Opening at home, the Falcons will face Seattle without the benefit of people in the seats to distract Russell Wilson. There’ll be no outside energy for the home team to draw upon, only piped in noise at a regulated volume that may serve only to irritate rather than incite.
Travelling to Tallahassee to open ACC play against FSU, Georgia Tech will deal with a stadium that is supposed to be only 25% occupied. A young Yellow Jackets team will be spared a full house of political incorrectness, with three-fourth less chopping and chanting. They’ll have mostly only a rebuilding FSU team to contend with rather than 80,000 fans jacked up on tailgating and war paint inside Doak Campbell Stadium.
Now, will any of it make the slightest difference?
Can the Falcons lose something they haven’t really had?
It’s not as if they’ve come to count on home-field advantage. They’ve shown no real affinity for Mercedes-Benz Stadium since moving in before the 2017 season, going 12-12 at home and 12-12 on the road. The place has gained a reputation for pulling the fans away from the action with all its other delicious distractions around the concourse – unless the game of the day is soccer. And Atlanta in general is known to be a welcoming place for visiting fans of the opposing viewpoint.
Still, it’s always nice to have friends around you. And they will be missed, at least for the first two home games. “Hopefully as the season goes it will be a topic that will be revisited, to add some fans back into it,” coach Dan Quinn lobbied this week.
Since the NFL has not established any crowd guidelines – see the smattering of red in the seats Thursday night in Kansas City – teams have set their own. To open the season the Falcons, who were fined $350,000 and lost a fifth-round 2016 draft pick for piping artificial noise into the Georgia Dome six years back, are now the ones facing a competitive noise disadvantage. Karma has a long memory.
Week 1 they play inside a vacant home. Week 2 they travel to Dallas, where Jerry Jones is looking to have his pleasure palace half-full. Put that many oil millionaires in a building, and they are going to make a racket.
One coach facing the same situation as the Falcons – Buffalo’s Sean McDermott will open to an empty house on Week 1 and reportedly play in front of some fans in Miami the following week – was not amused. “I think it’s honestly ridiculous that there will be, on the surface, what appears to be a playing field that’s like that, inconsistent across the league with the different away stadiums,” McDermott said.
Quinn was more measured.
“If it was full stadium and rocking to go, that’s different. The numbers they are setting, their expectations to allow in are pretty small as far as I know around the league. Not until it got to a big number would it be (a competitive disadvantage) in my eyes,” he said.
Half-full is getting pretty close to that line. “Hopefully around the league more people will get to (have a live audience). If nothing else family and friends – I’d love from the players side for them to have some of their families at the games as soon as you could,” Quinn said.
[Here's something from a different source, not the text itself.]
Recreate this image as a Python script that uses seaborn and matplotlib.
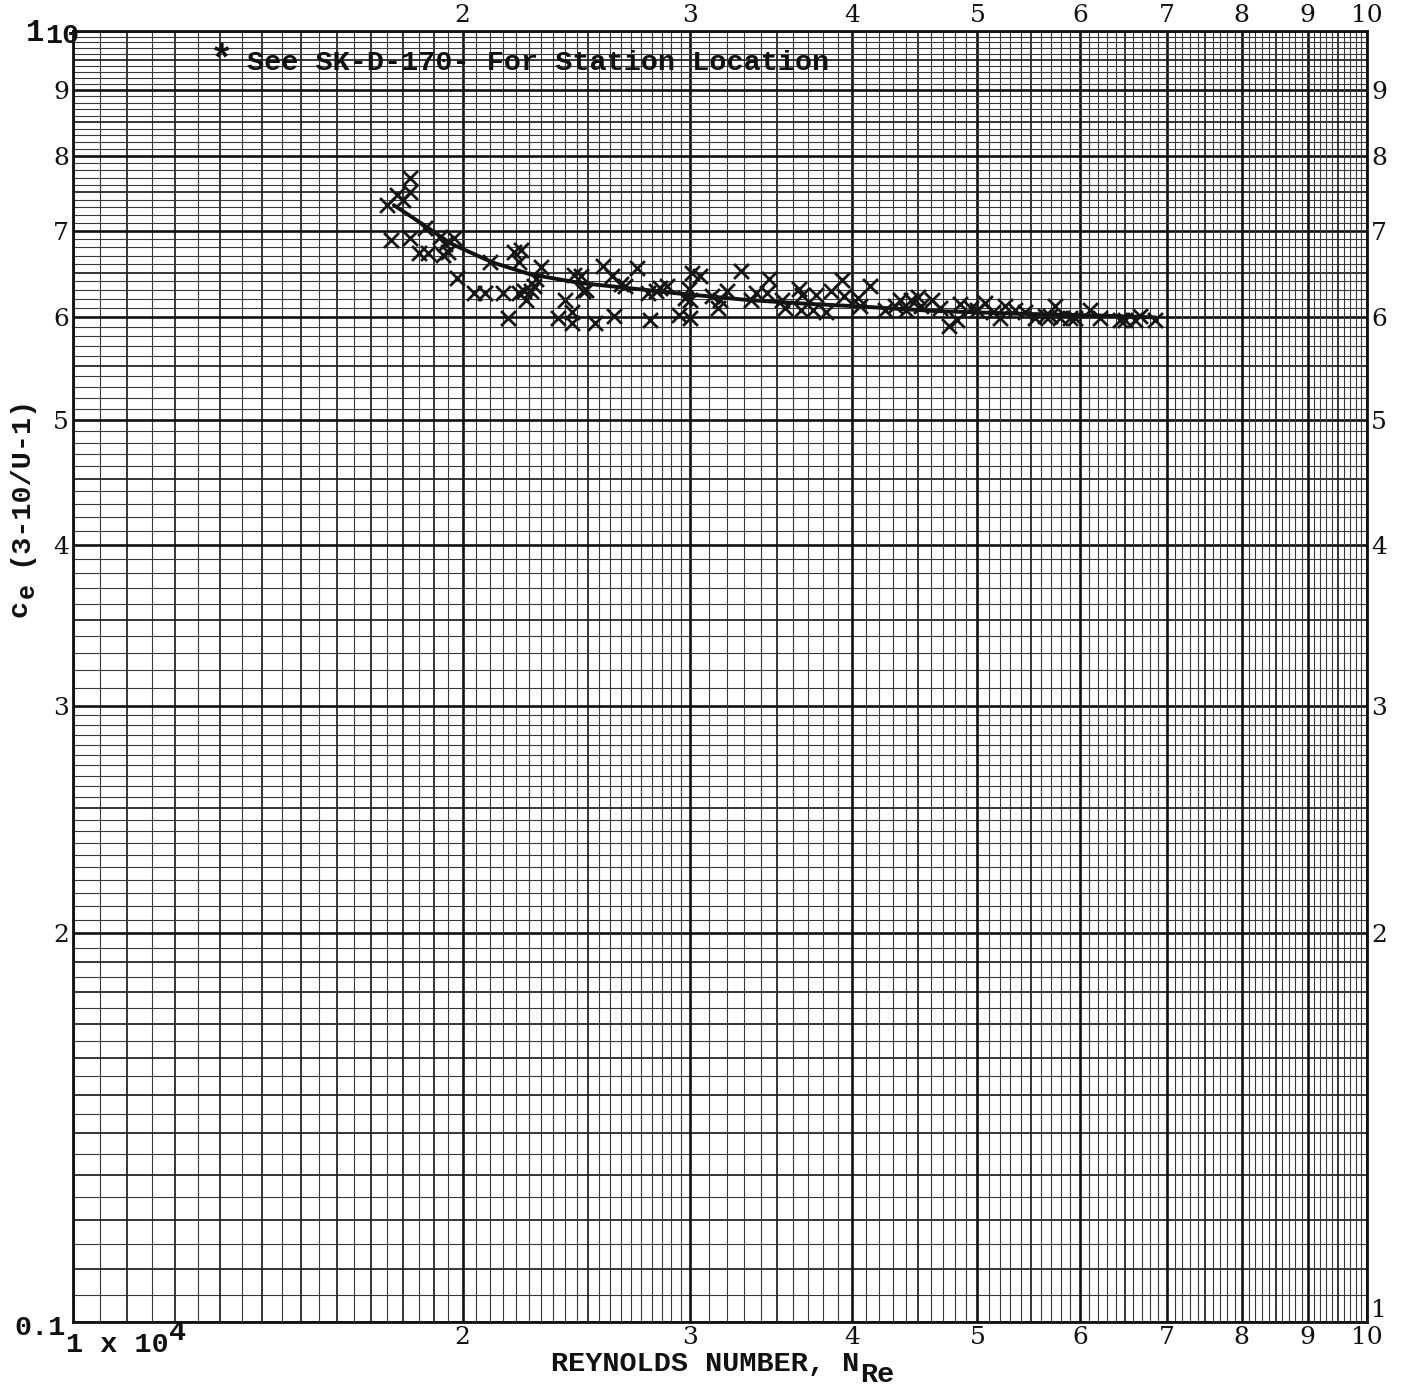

And mom and dad had better be loud.
Meanwhile, Tech is kind of digging the idea of empty seats, at least on Week 1. Coming off Geoff Collins' three-win first season, the Jackets can use a break.
Collins has played coy with his starting quarterback, but whoever it is – freshman Jeff Sims or sophomore James Graham – he will be young and impressionable.
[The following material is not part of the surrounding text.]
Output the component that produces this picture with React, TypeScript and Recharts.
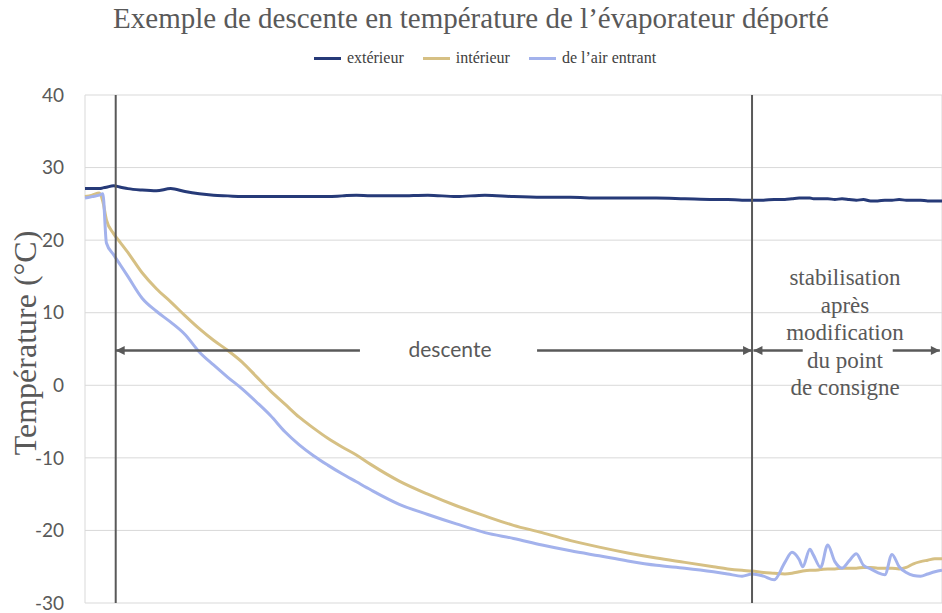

And, as offensive coordinator Dave Patenaude said, "I think it’s a definite advantage for a young quarterback not to have to play in front of a huge crowd with all of the excitement and the aura about going into a big stadium. I don’t care how much I try to coach 'em up. They’re still going to go out there and go, ‘Whoa, this is really cool. There’s a lot of people here, it’s really loud.’ So that’s one part of it.
“The other part of it is just from a communication standpoint, being able to hear and see the signals and not have to deal with the crowd noise as high a decibel as we would when we have the ball. Especially going in in the red zone, I think that’s a real advantage for any (quarterback), especially a young guy.”
There’s the good news: Tech expects to visit the red zone while in Tallahassee.
Atop other good news: Against a mighty head wind, football season has arrived in Atlanta. Make a loud and joyous noise, at home if not the home field.